When your body is in danger, your cells need to react fast to let everyone else know. If you stick your hand in a fire, your brain and your muscle cells have to be notified as soon as possible in order to force the subconscious pullback from the pain and damage, before you’ve even realized it’s happening. This intricate dance between different cell types works in milliseconds, as do many other processes in your body. That’s the benefit of being an animal.
The Paths Plants Must Take
Plants don’t get that luxury though. They do have their own signaling mechanisms, but they run on the speed expected of immobile plants. Due to this, a higher complexity of function is required to respond to different kinds of threats. Over time, many plants have evolved an intricate network of signaling molecules that help conduct electrical impulse signals throughout the plant’s cells and to far off tissues.

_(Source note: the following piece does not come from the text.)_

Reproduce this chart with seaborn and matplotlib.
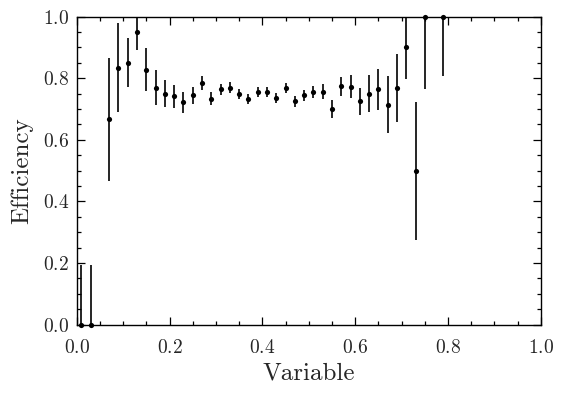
import numpy as np
import pandas as pd
import matplotlib
matplotlib.use("Agg")
import matplotlib.pyplot as plt
import seaborn as sns
from matplotlib.ticker import MultipleLocator

# bin centres and measured efficiency (0.05 and 0.77 bins are empty)
variable = [0.01, 0.03, 0.07, 0.09, 0.11, 0.13, 0.15, 0.17, 0.19, 0.21,
            0.23, 0.25, 0.27, 0.29, 0.31, 0.33, 0.35, 0.37, 0.39, 0.41,
            0.43, 0.45, 0.47, 0.49, 0.51, 0.53, 0.55, 0.57, 0.59, 0.61,
            0.63, 0.65, 0.67, 0.69, 0.71, 0.73, 0.75, 0.79]
efficiency = [0.0, 0.0, 0.667, 0.833, 0.85, 0.95, 0.826, 0.768, 0.748, 0.742,
              0.722, 0.745, 0.784, 0.732, 0.764, 0.768, 0.748, 0.732, 0.755, 0.755,
              0.735, 0.768, 0.725, 0.745, 0.755, 0.755, 0.699, 0.774, 0.771, 0.725,
              0.748, 0.764, 0.712, 0.768, 0.901, 0.5, 1.0, 1.0]
err_low = [0.0, 0.0, 0.467, 0.69, 0.771, 0.892, 0.759, 0.713, 0.707, 0.704,
           0.687, 0.716, 0.761, 0.712, 0.745, 0.751, 0.731, 0.715, 0.738, 0.738,
           0.718, 0.751, 0.707, 0.727, 0.735, 0.732, 0.670, 0.742, 0.735, 0.680,
           0.690, 0.696, 0.621, 0.657, 0.797, 0.275, 0.764, 0.807]
err_high = [0.194, 0.194, 0.865, 0.978, 0.93, 1.0, 0.897, 0.826, 0.793, 0.777,
            0.755, 0.771, 0.807, 0.755, 0.781, 0.787, 0.765, 0.749, 0.772, 0.772,
            0.752, 0.785, 0.743, 0.763, 0.775, 0.780, 0.729, 0.803, 0.81, 0.768,
            0.81, 0.829, 0.807, 0.878, 1.0, 0.722, 1.0, 1.0]

df = pd.DataFrame({"Variable": variable, "Efficiency": efficiency,
                   "lo": err_low, "hi": err_high})

sns.set_style("ticks")
plt.rcParams["font.family"] = "serif"
plt.rcParams["font.serif"] = ["cmr10"]
plt.rcParams["mathtext.fontset"] = "cm"
plt.rcParams["axes.formatter.use_mathtext"] = True

fig = plt.figure(figsize=(5.64, 3.94), dpi=100)
ax = fig.add_axes([0.136, 0.176, 0.823, 0.782])

ax.errorbar(df["Variable"], df["Efficiency"],
            yerr=[df["Efficiency"] - df["lo"], df["hi"] - df["Efficiency"]],
            fmt="none", ecolor="black", elinewidth=1.2, capsize=0)
sns.scatterplot(data=df, x="Variable", y="Efficiency", ax=ax, color="black",
                s=14, edgecolor="black", linewidth=0, zorder=3, clip_on=False)

ax.set_xlim(0, 1)
ax.set_ylim(0, 1)
ax.xaxis.set_major_locator(MultipleLocator(0.2))
ax.yaxis.set_major_locator(MultipleLocator(0.2))
ax.xaxis.set_minor_locator(MultipleLocator(0.05))
ax.yaxis.set_minor_locator(MultipleLocator(0.05))
ax.tick_params(which="both", direction="in", top=True, right=True,
               labelsize=14, width=0.9, color="black")
ax.tick_params(which="major", length=6)
ax.tick_params(which="minor", length=3)
ax.tick_params(axis="x", which="both", pad=10.5)
ax.tick_params(axis="y", which="both", pad=5.5)
for s in ax.spines.values():
    s.set_linewidth(1.0)
    s.set_color("black")
ax.set_xlabel("Variable", fontsize=18)
ax.set_ylabel("Efficiency", fontsize=18, labelpad=7)

fig.savefig("out.png", dpi=100)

This electrical response is dependent on a group of proteins known as glutamate receptor–like (GLR) proteins, which, as their name suggests, respond to glutamate activation signals. What researchers at the University of Wisconsin-Madison were investigating was how these GLR proteins turn on after the plant is wounded by a pest and how that then leads to the signaling cascade of calcium ions in particular.
To accomplish this task, the research group modified an Arabidopsis plant so that the calcium sensor proteins have an attached fluorescent component. Therefore, as calcium ions travel throughout the plant body, the sensors will light up and show where to and how quickly the calcium ions are moving. They used a caterpillar consuming a single leaf as the way to start the defense response. It was noted that said response sometimes only began once an entire leaf was severed from the rest of the plant at its base, causing it to begin to leak glutamate.
The Key To Speed
Moving at a speed of around 1 millimeter a second, the propagation of the calcium ion charge takes around 2 minutes to move to the most distant leaves from the point of activation. The defense hormone jasmonic acid was registered to increase production in all notified cells by a significant amount. The signal was also able to be prevented by treating the wounded leaf ahead of time with a calcium inhibitor molecule, proving that it is specifically calcium itself that is critical for electrical signaling and defense responses.
For a video of the spread of the ions, please see here.
The transmission of calcium ions also slowed while spreading across the leaf, before rapidly speeding up throughout the rest of the plant. The scientists hypothesized that this was due to this initial phase requiring the calcium ions to travel through the thin cytoplasm membrane in between the leaf cells known as the plasmodesmata. Knocking out related transference genes showed an inhibition in the calcium being able to travel out of the starting leaf into nearby leaves and the overall vasculature, giving credence to their hypothesis on how the ions start out their journey.
A final thing the team noted is that the two main types of GLR proteins appear to have separate signaling pathways, with one located in the phloem and the other in the xylem of the plant, the two primary nutrient pathways. The former takes sugars and nutrients down from the leaves, while the latter moves nutrients up from the roots. These distinct regional cascades suggest that there are independent pathways that each requires activation of calcium ion responses. Though there is also the possibility that some sort of communication exists between the cell types to notify them simultaneously of predatory attacks.
Teaching Defenses
The actual structure of these wound response systems need to be further researched to find out the true answer. Even so, this deeper understanding of how plants notify other cells of impending danger and to begin production of defensive chemicals helps us determine what the best ways to assist in plant defenses are. Faster calcium signaling is one potential method to improve plant success rates, along with increasing the output of caustic pesticides that the plants make themselves.
Every new piece of information opens up new doorways into the world around us and, in this case, into the greenery of life that surrounds us every day. The more we can understand about our neighbors in life, the better we can help them thrive and work with us for our needs as well.